In his six years working at the arena, Gates said he has never faced a dead compressor at the beginning of the ice-making season. If it ever does happen, there’s no set plan for what would happen next.
“If the compressors were just to not turn on one year, we’d just have to work on it as best as we can until we can get somewhere with it,” he said. “I’ve always been able to power through at one point or another, just with a little bit of setbacks.”
But making the ice is just the beginning of a months-long battle to keep it in good condition, and it almost always never stays that way. In August, Gates and his seven-person staff were tasked with maintaining the ice despite temperatures that were often well above freezing inside the arena. They sometimes spent entire days tending to the ice.
Gates said that the hardest ice spots to maintain are the edges around the boards. The compressor’s pipes don’t extend the full perimeter of the ice, and Gates and his team had to improvise.
They gathered ice cubes from the arena’s concession stands and patted them into the melted spots on the ice.
“This year was tough,” Gates said. “[The ice cubes] make it really rough and bumpy, but it’s something to have so that people aren’t skating on concrete.”
A new facility
The first step for Ohio’s new home has already been completed.
Any new facility to be built on campus must be mentioned in Ohio University’s Comprehensive Master Plan, an extensive guide detailing how the school will manage present and future demands for buildings on campus.
Bird Arena, and the out-of-date Aquatic Center adjacent to the rink, were finally mentioned in the 2016 version of the plan.
“These facilities face substantial deferred maintenance costs that challenge the long-term cost effectiveness of repairing the existing facilities compared to the cost of new facilities,” the plan said. “Due to the long-term cost of addressing deferred maintenance at Bird Arena and the Aquatic Center, replacement of these facilities is recommended.”
The plan suggested that a new facility could be built next to the Ping Center replacing the tennis center.
While the plan is in place is seen as a huge victory for Ohio, everything after the plan faces a steep uphill climb
It remains unclear how a new facility will be funded. Some of the newest hockey arenas in the country, like Penn State’s Pegula Ice Arena, were funded by a single millionaire or billionaire owner.

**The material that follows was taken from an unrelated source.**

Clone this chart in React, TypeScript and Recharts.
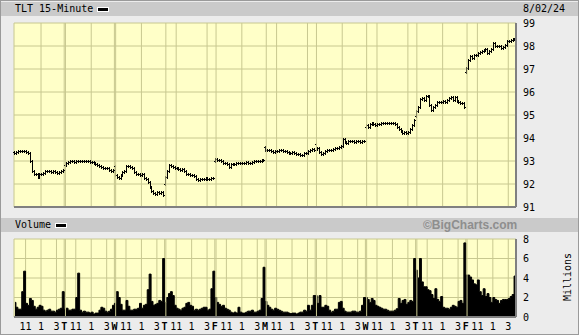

There’s no one who will fund such a program for Ohio hockey, which typically has a yearly budget around $100,000.
“No idea,” Hogan said. He shook his head when asked about where the money for a new arena will come. “I don’t know how that works, if we’re going to need some sort of donor program, how that will work or what the timeline is.”
Future outweighs the past
Bird Arena has been a landmark of Ohio’s campus for more than six decades, but the need for a new facility have begun to outweigh the historical value of the facility.
It’s held four national championship teams and a plethora of Athens community events. It’s seen hockey evolve from a sport with no helmets and simple wooden sticks to caged helmets and complex, unique stick styles and curves.
But now it too needs to evolve.
Hogan said he believes that Bird Arena is the most-used building on campus. It hosts the school’s ACHA Division I and Division II hockey teams, the school’s figure skating club and youth skating events, with each group using the rink daily.
But the process for making Bird Arena a functioning building won’t get any easier. A new home is needed, according to Hogan.
“I’m proud of Bird Arena, I really am,” he said. “I love the historical aspect of Bird Arena. I think that part is extremely important, but I think everybody knows that this building is aging, knows that we have problems.”